Car Advice

How to: Changing wheels on your 4×4… what you need to know

If you want to spruce up your rig with a new set of wheels there are a few important technical requirements and legalities you need to be aware of. 

THERE ARE several reasons you might want to fit a new set of wheels to your 4×4. The obvious one is aesthetics, and there’s no denying a set of shiny new wheels can instantly transform the look of your vehicle giving it more on- and off-road cred.

There are also more practical reasons, such as upgrading from a set of old steel split-rims to one-piece wheels that will accept tubeless tyres, or fitting a set of wheels that will accept a specific tyre size. Some four-wheel drivers will also upgrade their wheels and tyres to match their trailer, while others will have a set of standard rims for on-road duties and a set of aftermarket rims fitted with mud-terrain tyres for off-road driving.

No matter the reason for upgrading to a set of aftermarket wheels, there are several things to take into account when deciding on what rims are best for your rig. After all, you don’t want your vehicle to be unsafe, or to fall foul of the law or your insurance company.

Steel or Alloy

Even before you’ve started to browse online wheel catalogues, chances are you’ve already decided whether you’re going to fit steel or alloy wheels to your vehicle. This decision may have been primarily about aesthetics, or it may have been a purely practical one.

Other than their shiny, flash appearance, the obvious advantage of alloy wheels is they’re lighter than steel wheels. This not only makes them easier to handle when you have to perform a tyre change, but also reduces your vehicle’s unsprung weight, which can benefit ride, handling, on-road performance, braking and fuel economy.

Although alloy wheels are very strong, they are also very hard, and if they cop a big hit off-road they can crack. And unfortunately, a cracked alloy wheel can’t be repaired, rendering it useless.

Steel wheels are better suited to off-road driving; they are tough and if they cop a hit off-road and are bent out of shape, they can usually be bashed back into round with a hammer, without affecting strength to a great degree.

On the downside, steel wheels are heavier than their alloy counterparts and they’re not as aesthetically pleasing to some, with only basic designs available. But if you intend to do a lot of off-road driving, particularly in remote areas, then steel is the best option.

Stud pattern and offset

For an aftermarket wheel to fit properly to your vehicle it must have the correct stud pattern or PCD (pitch circle diameter). In the case of many 4x4s the PCD will be listed as 5×15, 6×114.3 or 6/139.7. The latter, for example, is the PCD of a six-stud Toyota HiLux; the ‘6’ refers to the six studs and the 139.7 refers to the PCD in millimetres, which is basically the diameter of an imaginary circle drawn through the centre of the wheel’s bolt holes.

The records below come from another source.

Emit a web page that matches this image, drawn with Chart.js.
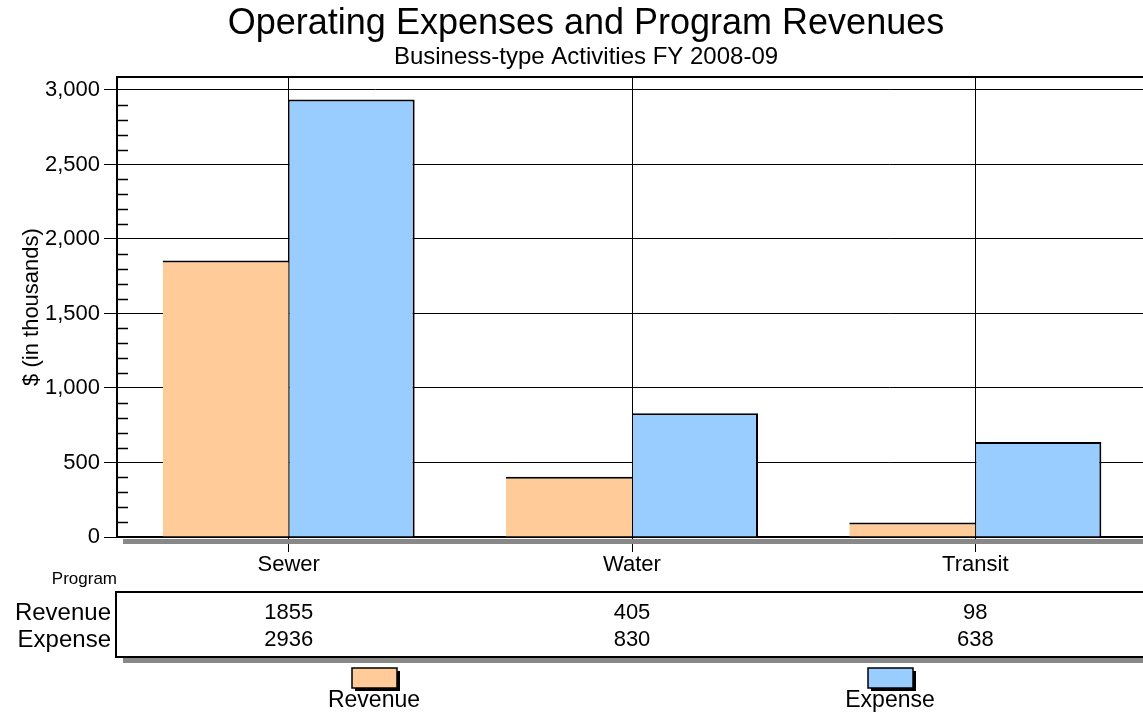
<!DOCTYPE html>
<html>
<head>
<meta charset="utf-8">
<script src="https://cdn.jsdelivr.net/npm/chart.js@4"></script>
<style>
html,body{margin:0;padding:0;overflow:hidden;background:#fff}
#wrap{width:1150px;height:719px;position:relative}
</style>
</head>
<body>
<div id="wrap"><canvas id="c"></canvas></div>
<script>
// ===== DATA =====
const programs = ['Sewer', 'Water', 'Transit'];
const revenue = [1855, 405, 98];
const expense = [2936, 830, 638];
const yTicks = [0, 500, 1000, 1500, 2000, 2500, 3000];
const minorStep = 100;
const yMax = 3087;

const TITLE = 'Operating Expenses and Program Revenues';
const SUBTITLE = 'Business-type Activities FY 2008-09';

const FONT = '"Liberation Sans", Arial, Helvetica, sans-serif';
const legendCenters = [374, 890]; // x position of each legend item
const titleCenter = 586;

// titres, cadre haut, petites graduations, ombres, tableau de données, légende
const extras = {
  id: 'extras',
  afterDraw(chart) {
    const { ctx, chartArea: a, scales: { x, y } } = chart;
    const W = chart.width;
    ctx.save();

    // titres
    ctx.fillStyle = '#000';
    ctx.textAlign = 'center';
    ctx.textBaseline = 'alphabetic';
    ctx.font = '36px ' + FONT;
    ctx.fillText(TITLE, titleCenter, 34);
    ctx.font = '24px ' + FONT;
    ctx.fillText(SUBTITLE, titleCenter, 64);

    ctx.strokeStyle = '#000';
    // bord supérieur du graphique
    ctx.lineWidth = 2;
    ctx.beginPath(); ctx.moveTo(a.left - 1, a.top); ctx.lineTo(a.right, a.top); ctx.stroke();

    // graduations mineures (à l'intérieur)
    ctx.lineWidth = 1.5;
    for (let v = minorStep; v < yMax; v += minorStep) {
      if (yTicks.includes(v)) continue;
      const py = Math.round(y.getPixelForValue(v)) + 0.5;
      ctx.beginPath(); ctx.moveTo(a.left, py); ctx.lineTo(a.left + 11, py); ctx.stroke();
    }

    // ombre sous l'axe X
    ctx.fillStyle = '#888';
    ctx.fillRect(a.left + 6, a.bottom + 2, W, 5);

    // tableau de données
    const tTop = a.bottom + 55, tH = 65;
    ctx.fillStyle = '#888';
    ctx.fillRect(a.left + 6, tTop + tH + 1, W, 5);
    ctx.lineWidth = 2;
    ctx.strokeRect(a.left - 1, tTop, W, tH);

    ctx.fillStyle = '#000';
    ctx.textBaseline = 'middle';
    ctx.textAlign = 'right';
    ctx.font = '17px ' + FONT;
    ctx.fillText('Program', a.left, a.bottom + 42);
    const rowY = [tTop + 21, tTop + 48];
    chart.data.datasets.forEach((ds, r) => {
      ctx.textAlign = 'right';
      ctx.font = '24px ' + FONT;
      ctx.fillText(ds.label, a.left - 6, rowY[r]);
      ctx.textAlign = 'center';
      ctx.font = '22px ' + FONT;
      ds.data.forEach((v, i) => ctx.fillText(String(v), x.getPixelForValue(i), rowY[r]));
    });

    // légende
    chart.data.datasets.forEach((ds, i) => {
      const cx = legendCenters[i], sy = 668;
      ctx.fillStyle = '#000';
      ctx.fillRect(cx - 19, sy + 3, 45, 20);
      ctx.fillStyle = ds.backgroundColor;
      ctx.fillRect(cx - 22, sy, 45, 20);
      ctx.lineWidth = 1.5;
      ctx.strokeRect(cx - 22, sy, 45, 20);
      ctx.fillStyle = '#000';
      ctx.textAlign = 'center';
      ctx.font = '23px ' + FONT;
      ctx.fillText(ds.label, cx, 701);
    });
    ctx.restore();
  }
};

new Chart(document.getElementById('c'), {
  type: 'bar',
  data: {
    labels: programs,
    datasets: [
      { label: 'Revenue', data: revenue, backgroundColor: '#FFCC99', borderColor: '#000',
        borderWidth: { top: 2, left: 0, right: 0, bottom: 0 }, borderSkipped: false },
      { label: 'Expense', data: expense, backgroundColor: '#99CCFF', borderColor: '#000',
        borderWidth: { top: 2, left: 1, right: 2, bottom: 0 }, borderSkipped: false }
    ]
  },
  options: {
    responsive: true, maintainAspectRatio: false, animation: false,
    layout: { padding: { left: 0, right: 3, top: 77, bottom: 0 } },
    datasets: { bar: { categoryPercentage: 0.734, barPercentage: 1 } },
    plugins: {
      legend: { display: false },
      tooltip: { enabled: false },
      title: { display: false },
      subtitle: { display: false }
    },
    scales: {
      x: {
        z: 1,
        grid: { offset: false, color: '#000', lineWidth: 1, tickLength: 15 },
        border: { color: '#000', width: 2 },
        ticks: { color: '#000', font: { family: FONT, size: 22 }, padding: 0 },
        afterFit: s => { s.height = 182; }
      },
      y: {
        z: 1, min: 0, max: yMax,
        afterBuildTicks: s => { s.ticks = yTicks.map(v => ({ value: v })); },
        grid: { color: '#000', lineWidth: 1, tickLength: 13 },
        border: { color: '#000', width: 2 },
        ticks: { color: '#000', font: { family: FONT, size: 22 }, padding: 4 },
        title: { display: true, text: '$ (in thousands)', color: '#000',
          font: { family: FONT, size: 22 }, padding: { top: 19, bottom: 0 } },
        afterFit: s => { s.width = 117; }
      }
    }
  },
  plugins: [extras]
});
</script>
</body>
</html>
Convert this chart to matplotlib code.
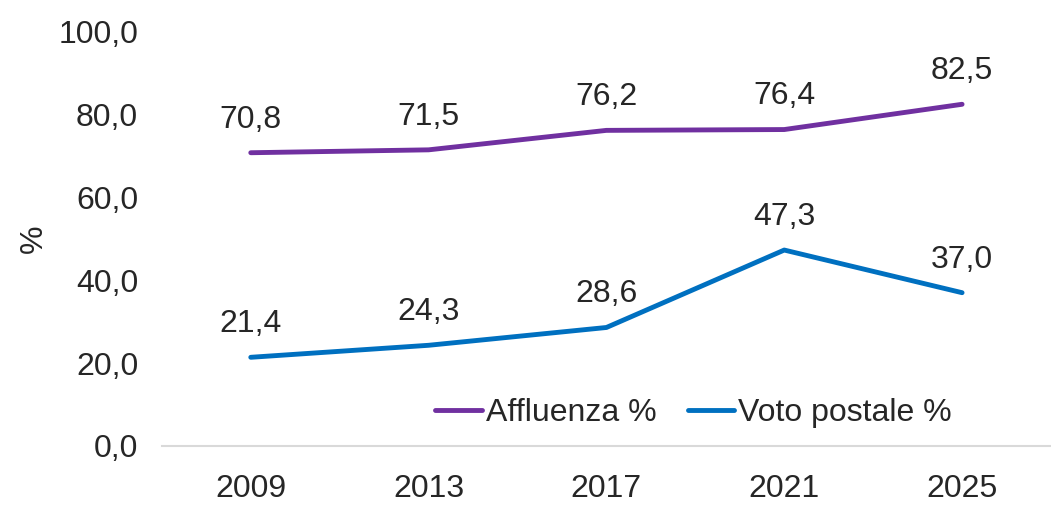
import matplotlib
matplotlib.use("Agg")
import matplotlib.pyplot as plt

years = ["2009", "2013", "2017", "2021", "2025"]
affluenza = [70.8, 71.5, 76.2, 76.4, 82.5]
voto_postale = [21.4, 24.3, 28.6, 47.3, 37.0]
yticks = [0, 20, 40, 60, 80, 100]

plt.rcParams['font.family'] = ['Liberation Sans', 'DejaVu Sans']
fs = 23
txt = '#262626'

fig = plt.figure(figsize=(10.51, 5.05), dpi=100)
ax = fig.add_axes([0.154, 0.117, 0.846, 0.82])
x = list(range(len(years)))
ax.plot(x, affluenza, color='#7030A0', lw=3.5, solid_capstyle='round', label='Affluenza %')
ax.plot(x, voto_postale, color='#0070C0', lw=3.5, solid_capstyle='round', label='Voto postale %')

for xi, v in zip(x, affluenza):
    ax.annotate(f"{v:.1f}".replace('.', ','), (xi, v), xytext=(0, 13), textcoords='offset points',
                ha='center', va='bottom', fontsize=fs, color=txt)
for xi, v in zip(x, voto_postale):
    ax.annotate(f"{v:.1f}".replace('.', ','), (xi, v), xytext=(0, 13), textcoords='offset points',
                ha='center', va='bottom', fontsize=fs, color=txt)

ax.set_xlim(-0.5, len(years) - 0.5)
ax.set_ylim(0, 100)
ax.set_xticks(x)
ax.set_xticklabels(years)
ax.set_yticks(yticks)
ax.set_yticklabels([f"{t:.1f}".replace('.', ',') for t in yticks])
ax.tick_params(axis='both', length=0, labelsize=fs, colors=txt)
ax.tick_params(axis='x', pad=20)
ax.tick_params(axis='y', pad=17)
for s in ['top', 'right', 'left']:
    ax.spines[s].set_visible(False)
ax.spines['bottom'].set_color('#D9D9D9')
ax.spines['bottom'].set_linewidth(1.5)
ax.set_ylabel('%', fontsize=fs, color=txt, labelpad=7)

leg = fig.legend(loc='center', bbox_to_anchor=(0.660, 0.182), ncol=2, frameon=False,
                 fontsize=fs, handlelength=1.45, handletextpad=0.12, columnspacing=1.0,
                 labelcolor=txt)

fig.savefig('out.png', dpi=100)
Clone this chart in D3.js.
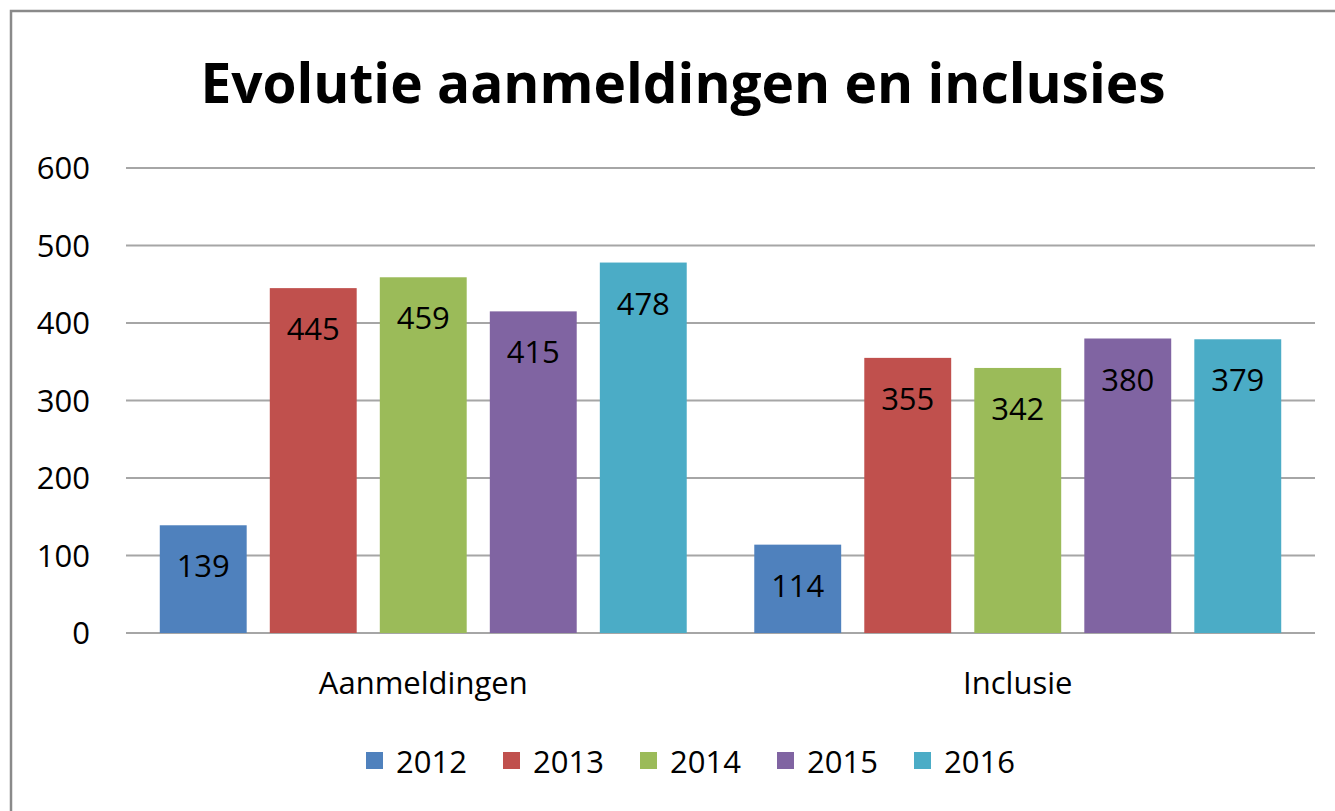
<!DOCTYPE html>
<html>
<head>
<meta charset="utf-8">
<script src="https://cdn.jsdelivr.net/npm/d3@7"></script>
<style>
  body { margin: 0; background: #fff; }
  text { font-family: "Open Sans", "Liberation Sans", sans-serif; fill: #000; }
</style>
</head>
<body>
<svg width="1335" height="811"></svg>
<script>
var categories = ["Aanmeldingen", "Inclusie"];
var years = ["2012", "2013", "2014", "2015", "2016"];
var values2012 = [139, 114];
var values2013 = [445, 355];
var values2014 = [459, 342];
var values2015 = [415, 380];
var values2016 = [478, 379];
var yTicks = [0, 100, 200, 300, 400, 500, 600];
var colors = ["#4f81bd", "#c0504d", "#9bbb59", "#8064a2", "#4bacc6"];

var series = [values2012, values2013, values2014, values2015, values2016];
var rows = categories.map(function(c, i) {
  return { cat: c, vals: years.map(function(y, j) { return { year: y, value: series[j][i] }; }) };
});

var svg = d3.select("svg"),
    margin = {top: 168, right: 20, bottom: 178, left: 126},
    width = 1315 - margin.left,
    height = 633 - margin.top;

// chart frame
svg.append("rect")
    .attr("x", 11).attr("y", 11)
    .attr("width", 1400).attr("height", 900)
    .attr("fill", "none")
    .attr("stroke", "#8a8a8a")
    .attr("stroke-width", 2.5);

svg.append("text")
    .attr("x", 683).attr("y", 103)
    .attr("text-anchor", "middle")
    .attr("font-size", 55)
    .attr("font-weight", "bold")
    .text("Evolutie aanmeldingen en inclusies");

var g = svg.append("g").attr("transform", "translate(" + margin.left + "," + margin.top + ")");

var x0 = d3.scaleBand().domain(categories).range([0, width]);
var x1 = d3.scaleBand().domain(years).range([0, x0.bandwidth()])
    .paddingInner(0.21).paddingOuter(0.307);
var y = d3.scaleLinear().domain([0, 600]).range([height, 0]);
var color = d3.scaleOrdinal().domain(years).range(colors);

// gridlines
g.selectAll(".grid")
  .data(yTicks)
  .enter().append("line")
    .attr("x1", 0).attr("x2", width)
    .attr("y1", function(d) { return y(d); })
    .attr("y2", function(d) { return y(d); })
    .attr("stroke", "#a6a6a6")
    .attr("stroke-width", 2);

// y tick labels
g.selectAll(".ytick")
  .data(yTicks)
  .enter().append("text")
    .attr("x", -36)
    .attr("y", function(d) { return y(d); })
    .attr("dy", "0.36em")
    .attr("text-anchor", "end")
    .attr("font-size", 31)
    .text(function(d) { return d; });

var group = g.selectAll(".group")
  .data(rows)
  .enter().append("g")
    .attr("transform", function(d) { return "translate(" + x0(d.cat) + ",0)"; });

group.selectAll("rect")
  .data(function(d) { return d.vals; })
  .enter().append("rect")
    .attr("x", function(d) { return x1(d.year); })
    .attr("y", function(d) { return y(d.value); })
    .attr("width", x1.bandwidth())
    .attr("height", function(d) { return height - y(d.value); })
    .attr("fill", function(d) { return color(d.year); });

group.selectAll(".lbl")
  .data(function(d) { return d.vals; })
  .enter().append("text")
    .attr("x", function(d) { return x1(d.year) + x1.bandwidth() / 2; })
    .attr("y", function(d) { return y(d.value) + 52; })
    .attr("text-anchor", "middle")
    .attr("font-size", 31)
    .text(function(d) { return d.value; });

// category labels
g.selectAll(".cat")
  .data(categories)
  .enter().append("text")
    .attr("x", function(d) { return x0(d) + x0.bandwidth() / 2; })
    .attr("y", height + 61)
    .attr("text-anchor", "middle")
    .attr("font-size", 31)
    .text(function(d) { return d; });

// legend
var legend = svg.append("g").attr("transform", "translate(366,773)");
var item = legend.selectAll(".item")
  .data(years)
  .enter().append("g")
    .attr("transform", function(d, i) { return "translate(" + i * 137 + ",0)"; });
item.append("rect")
    .attr("x", 0).attr("y", -21)
    .attr("width", 17).attr("height", 17)
    .attr("fill", function(d) { return color(d); });
item.append("text")
    .attr("x", 30).attr("y", 0)
    .attr("font-size", 31)
    .text(function(d) { return d; });
</script>
</body>
</html>
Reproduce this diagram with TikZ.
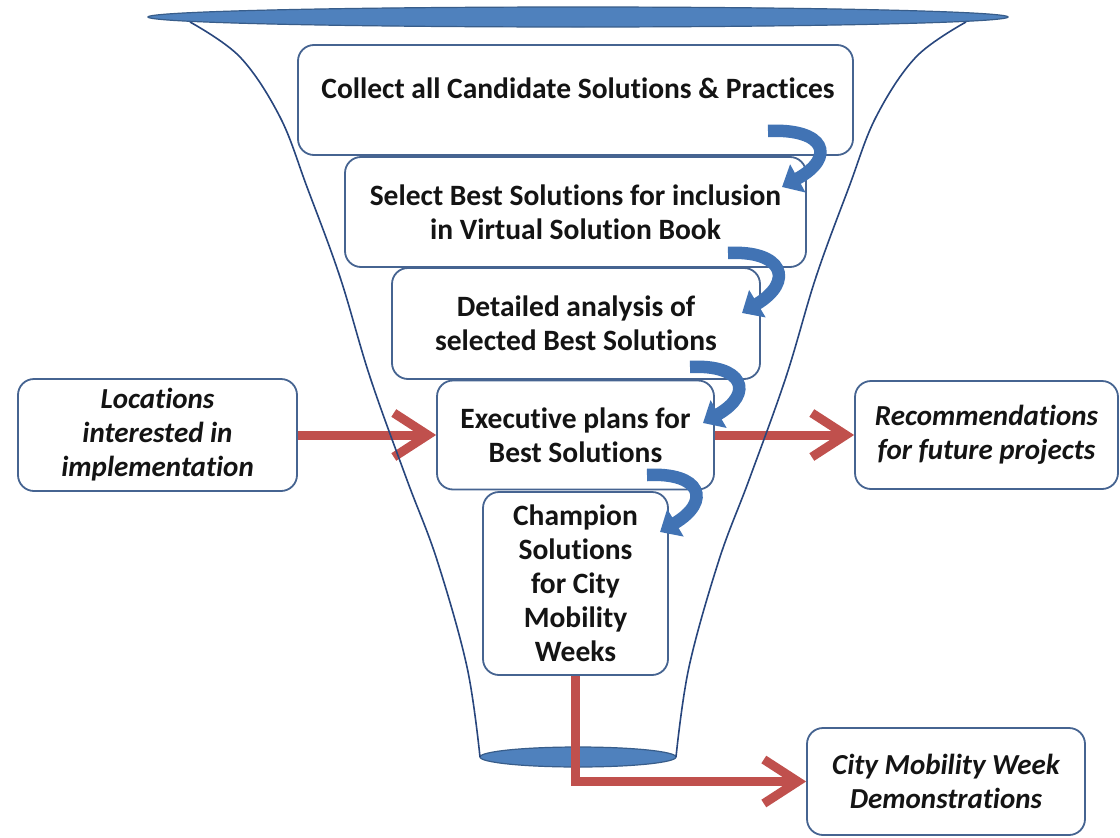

The wheel offset is also an important consideration. The offset is the distance from the wheel’s hub-mounting surface to the centreline of the wheel. A wheel with zero offset means that the hub-mounting surface is even with the centreline. A wheel with positive offset has the mounting surface closest to the outside face of the wheel, and a wheel with negative offset has the mounting surface closest to the inside of the wheel.

If your vehicle’s standard wheels have zero offset, for example, and your new aftermarket wheels have negative offset, the new wheels will increase the vehicle’s track. If the track is increased in this way by more than 25mm it may increase the loads and stresses on the vehicle’s axle and other components, as well as affect handling and potentially cause the wheels to interfere with the vehicle’s bodywork. For this reason, a track increase of more than 25mm due to a wheel offset change is not legal in most states.

It should also be noted that the use of spacers between the vehicle’s hub and the wheel’s mounting surface to overcome offset discrepancies is not legal unless the vehicle manufacturer specifies them as original equipment.

Wheel size

The laws pertaining to allowable wheel sizes vary around Australia, so you should check what is legal with your relevant state registration authority.

Most state road authorities don’t allow the fitment of wheel and tyre combinations much bigger or smaller than the vehicle’s original equipment set-up. In NSW, for example, you’re not allowed to fit tyres that are more than 26mm wider than the largest optional wheel recommended by the vehicle manufacturer, and the overall rolling diameter must be no more than 15mm over the largest wheel and tyre combination specified for that vehicle, nor 15mm smaller than the smallest wheel and tyre combination fitted to that vehicle. And, as mentioned, the fitment of aftermarket wheels must not result in an increase to wheel track of more than 25mm. Wheel and tyre combinations that exceed these guidelines require the vehicle owner to source an engineering certificate.

 

There are a lot of rules and regulations pertaining to the fitment of aftermarket wheels and tyres, but fortunately there are also a lot of experts out there who can help.

Most reputable wheel and tyre outlets, along with most four-wheel drive specialist outlets, will be able to point you in the right direction when it comes to fitting a new set of rims. The latter will not only be able to help with legalities, but also offer advice on what wheels and tyres will best suit your needs depending on your vehicle and the type of driving you subject it to.